Published November 28, 2009 12:46 am - Snyder County officials insist they did everything they could think of to get help during a search-and-rescue effort in a state forest, but each time they asked for help from PEMA, the state agency turned them down.
Response questioned concerning rescue effort
By Tricia Pursell
The Daily Item
TROXELVILLE -- In addition to requesting additional manpower upon the discovery of David Frank Bone, 64, of Mechanicsburg, Snyder County 911 Coordinator Chad Aucker asked PEMA for a "quicker means for extrication, including a rescue helicopter," he said.
Snyder County 911 first notified PEMA of the search-and-rescue effort at 8:50 p.m. Oct. 13, according to a phone log provided by PEMA in response to a Right-to-Know Law request.
At 5:40 a.m. Oct. 14, a Snyder County 911 dispatcher asked a PEMA official for any additional resources that would help with the search-and-rescue in the dense woodlands of the Snyder-Middleswarth Nature Area.

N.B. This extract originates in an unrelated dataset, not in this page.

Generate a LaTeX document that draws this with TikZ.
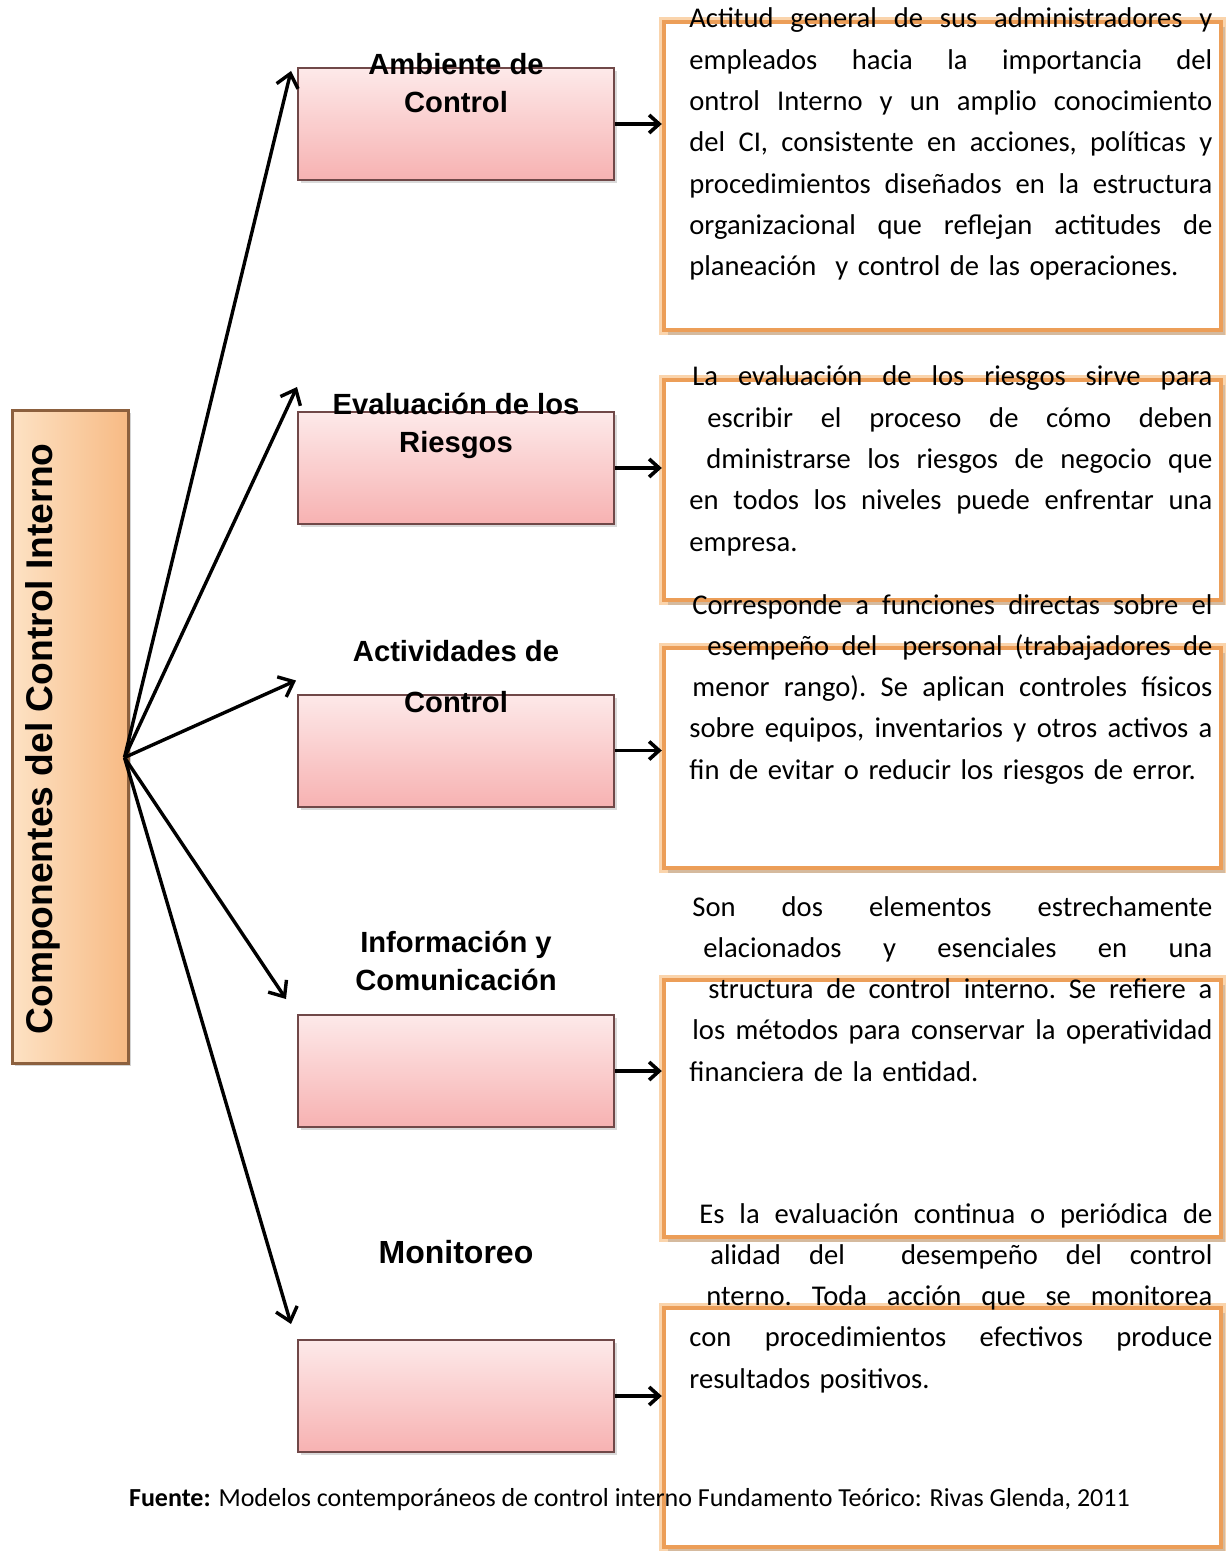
\documentclass[tikz,border=0pt]{standalone}
\usepackage{fontspec}
\setmainfont{Carlito}
\newfontfamily\arialfont{Liberation Sans}
\usepackage{xcolor}
\usepackage{tikz}
\usetikzlibrary{arrows.meta,shadows,calc}
\definecolor{peachlight}{RGB}{253,226,196}
\definecolor{peach}{RGB}{247,186,132}
\definecolor{peachdark}{RGB}{140,96,62}
\definecolor{pinktop}{RGB}{253,233,233}
\definecolor{pinkbot}{RGB}{247,178,178}
\definecolor{pinkedge}{RGB}{112,72,72}
\definecolor{frameorange}{RGB}{236,158,88}
\definecolor{framelight}{RGB}{250,212,172}

% one justified line of a description
\newlength{\desclen}\setlength{\desclen}{261.5pt}
\newcommand{\jl}[1]{\leavevmode\hbox to\desclen{\spaceskip=.23em plus 1fil\xspaceskip=\spaceskip\relax #1}\\}

\begin{document}
\begin{tikzpicture}[x=0.5pt, y=-0.5pt,
  compbox/.style={rectangle, draw=peachdark, line width=1.5pt,
    left color=peachlight, right color=peach,
    minimum width=58pt, minimum height=326.5pt, inner sep=0pt,
    drop shadow={shadow xshift=1.5pt, shadow yshift=-1.5pt, opacity=.35}},
  comptext/.style={rotate=90, font=\arialfont\bfseries\fontsize{18.6}{22}\selectfont},
  pinkbox/.style={rectangle, draw=pinkedge, line width=1pt,
    top color=pinktop, bottom color=pinkbot,
    minimum width=158pt, minimum height=56pt, inner sep=0pt,
    drop shadow={shadow xshift=1.5pt, shadow yshift=-1.5pt, opacity=.3}},
  title/.style={align=center, font=\arialfont\bfseries\fontsize{14.6}{19}\selectfont},
  descframe/.style={rectangle, draw=frameorange, line width=2.2pt, fill=white,
    preaction={draw=framelight, line width=5pt},
    minimum width=278.5pt, inner sep=0pt,
    drop shadow={shadow xshift=2pt, shadow yshift=-2.5pt, opacity=.3}},
  desc/.style={anchor=base west, text width=261.5pt, align=left, inner sep=0pt,
    font=\fontsize{14.3}{20.65}\selectfont\frenchspacing},
  arr/.style={-{Straight Barb[length=6.5pt,width=11pt]}, line width=1.7pt, black},
  shortarr/.style={-{Straight Barb[length=5pt,width=9pt]}, line width=1.8pt, black}]

  \useasboundingbox (0,0) rectangle (1226,1551);

  % left column
  \node[compbox] (compbox) at (70,736.5) {};
  \node[comptext] (comp) at (43,739) {Componentes del Control Interno};
  \coordinate (hub) at ($(compbox.east)+(-5,21)$);

  % components
  \node[pinkbox] (b1) at (456,124) {};
  \node[pinkbox] (b2) at (456,468) {};
  \node[pinkbox] (b3) at (456,750.5) {};
  \node[pinkbox] (b4) at (456,1071) {};
  \node[pinkbox] (b5) at (456,1396) {};

  \node[title] (t1) at (456,83) {Ambiente de\\Control};
  \node[title] (t2) at (456,426) {Evaluación de los\\Riesgos};
  \node[title, font=\arialfont\bfseries\fontsize{14.6}{25.5}\selectfont] (t3) at (456,677) {Actividades de\\Control};
  \node[title] (t4) at (456,961) {Información y\\Comunicación};
  \node[title, font=\arialfont\bfseries\fontsize{16}{19}\selectfont] (t5) at (456,1252) {Monitoreo};

  % description frames
  \node[descframe, minimum height=154pt] (fA) at (942.5,176) {};
  \node[descframe, minimum height=110pt] (fB) at (942.5,490) {};
  \node[descframe, minimum height=110pt] (fC) at (942.5,758) {};
  \node[descframe, minimum height=128.5pt] (fD) at (942.5,1108.5) {};
  \node[descframe, minimum height=119.5pt] (fE) at (942.5,1427.5) {};

  % description texts
  \node[desc] (dA) at (689,28) {%
    \jl{Actitud general de sus administradores y}
    \jl{empleados hacia la importancia del}
    \jl{ontrol Interno y un amplio conocimiento}
    \jl{del CI, consistente en acciones, políticas y}
    \jl{procedimientos diseñados en la estructura}
    \jl{organizacional que reflejan actitudes de}
    planeación~ y control de las operaciones.};
  \node[desc] (dB) at (689,386) {%
    \jl{\hspace*{1.5pt}La evaluación de los riesgos sirve para}
    \jl{\hspace*{9pt}escribir el proceso de cómo deben}
    \jl{\hspace*{8.5pt}dministrarse los riesgos de negocio que}
    \jl{en todos los niveles puede enfrentar una}
    empresa.};
  \node[desc] (dC) at (689,614) {%
    \jl{\hspace*{1.5pt}Corresponde a funciones directas sobre el}
    \jl{\hspace*{9pt}esempeño del~ personal (trabajadores de}
    \jl{\hspace*{1.5pt}menor rango). Se aplican controles físicos}
    \jl{sobre equipos, inventarios y otros activos a}
    fin de evitar o reducir los riesgos de error.};
  \node[desc] (dD) at (689,916) {%
    \jl{\hspace*{1.5pt}Son dos elementos estrechamente}
    \jl{\hspace*{7pt}elacionados y esenciales en una}
    \jl{\hspace*{9.5pt}structura de control interno. Se refiere a}
    \jl{\hspace*{1.5pt}los métodos para conservar la operatividad}
    financiera de la entidad.};
  \node[desc] (dE) at (689,1223) {%
    \jl{\hspace*{5pt}Es la evaluación continua o periódica de}
    \jl{\hspace*{10.5pt}alidad del~ desempeño del control}
    \jl{\hspace*{8.5pt}nterno. Toda acción que se monitorea}
    \jl{con procedimientos efectivos produce}
    resultados positivos.};

  % fan of arrows
  \draw[arr] (hub) -- ($(b1.north west)+(-6,4)$);
  \draw[arr] (hub) -- ($(b2.north west)+(0,-24)$);
  \draw[arr] (hub) -- ($(b3.north west)+(-1,-13)$);
  \draw[arr] (hub) -- ($(b4.north west)+(-11,-15)$);
  \draw[arr] (hub) -- ($(b5.north west)+(-6,-15)$);

  % component to description
  \draw[shortarr] (b1.east) -- (b1.east -| fA.west);
  \draw[shortarr] (b2.east) -- (b2.east -| fB.west);
  \draw[shortarr] (b3.east) -- (b3.east -| fC.west);
  \draw[shortarr] (b4.east) -- (b4.east -| fD.west);
  \draw[shortarr] (b5.east) -- (b5.east -| fE.west);

  % source
  \node[font=\fontsize{13}{15}\selectfont] (src) at (629.5,1500)
    {\textbf{Fuente:} Modelos contemporáneos de control interno Fundamento Teórico: Rivas Glenda, 2011};
\end{tikzpicture}
\end{document}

The dispatcher was told PEMA does not have any listing of search-and-rescue resources, but provided a phone number to the Pennsylvania Search-and-Rescue Council.
At 12:16 p.m. the same day, a Snyder County Emergency Management official told PEMA that Bone had been found, but they still had not found any means of getting him to a landing zone for a medical helicopter, two miles away.
It would take three to four hours for rescue personnel to carry Bone there, Aucker said -- through two miles of rough terrain including a 45-degree slope, and a trail no wider than 12 inches that required rescue personnel to cut brush with chain saws.
At 12:25 p.m., Aucker again contacted PEMA and asked if any other resources for rescue were available.
According to the time log from PEMA, when Snyder County asked, state emergency management officials replied that there was no quicker way to get Bone off the mountain than by carrying him.
Bone was pronounced dead at 3:50 p.m., approximately 3 1/2 hours after being found a mile and a half off the nearest trail.
Medical personnel from LifeFlight, Geisinger Medical Center, Danville, attempted to reach Bone as quickly as possible, but by the time they met up with the rescue personnel carrying him out of the woods, he had already died, according to Chris Palmer, a Geisinger spokesman.
If it had been requested by PEMA, a rescue helicopter from the National Guard would have taken one hour to prepare for deployment, and another hour to travel to the site from the closest base, at Fort Indiantown Gap in Annville.
"We didn't receive a mission," said Cory Angell, a National Guard public affairs officer with the Department of Military and Veterans Affairs at Fort Indiantown Gap. "I can't speculate on what our ability would have been to respond to it."
They receive their missions directly from PEMA, he said.
The failure to request the assistance of the National Guard was questioned by a pilot from the state Bureau of Forestry, according to reports released by PEMA.
"I would like to know if PEMA has the ability to seek support from the Army National Guard at (Fort Indiantown Gap)," Matthew Gross, an aircraft operations and safety specialist with the Bureau of Forestry, wrote in an Oct. 15 e-mail to PEMA. "Those assets are flying daily on local training sorties, but I know could be released in the event of a real-life (search-and-rescue) mission. Who better than these combat-ready/trained folks to do this sort of a mission?"
He added: "Sorry to hit with all this, it just blows my mind that Pennsylvania doesn't have a better working relationship between all the folks with assets that could have supported this citizen of the Commonwealth in a time of need."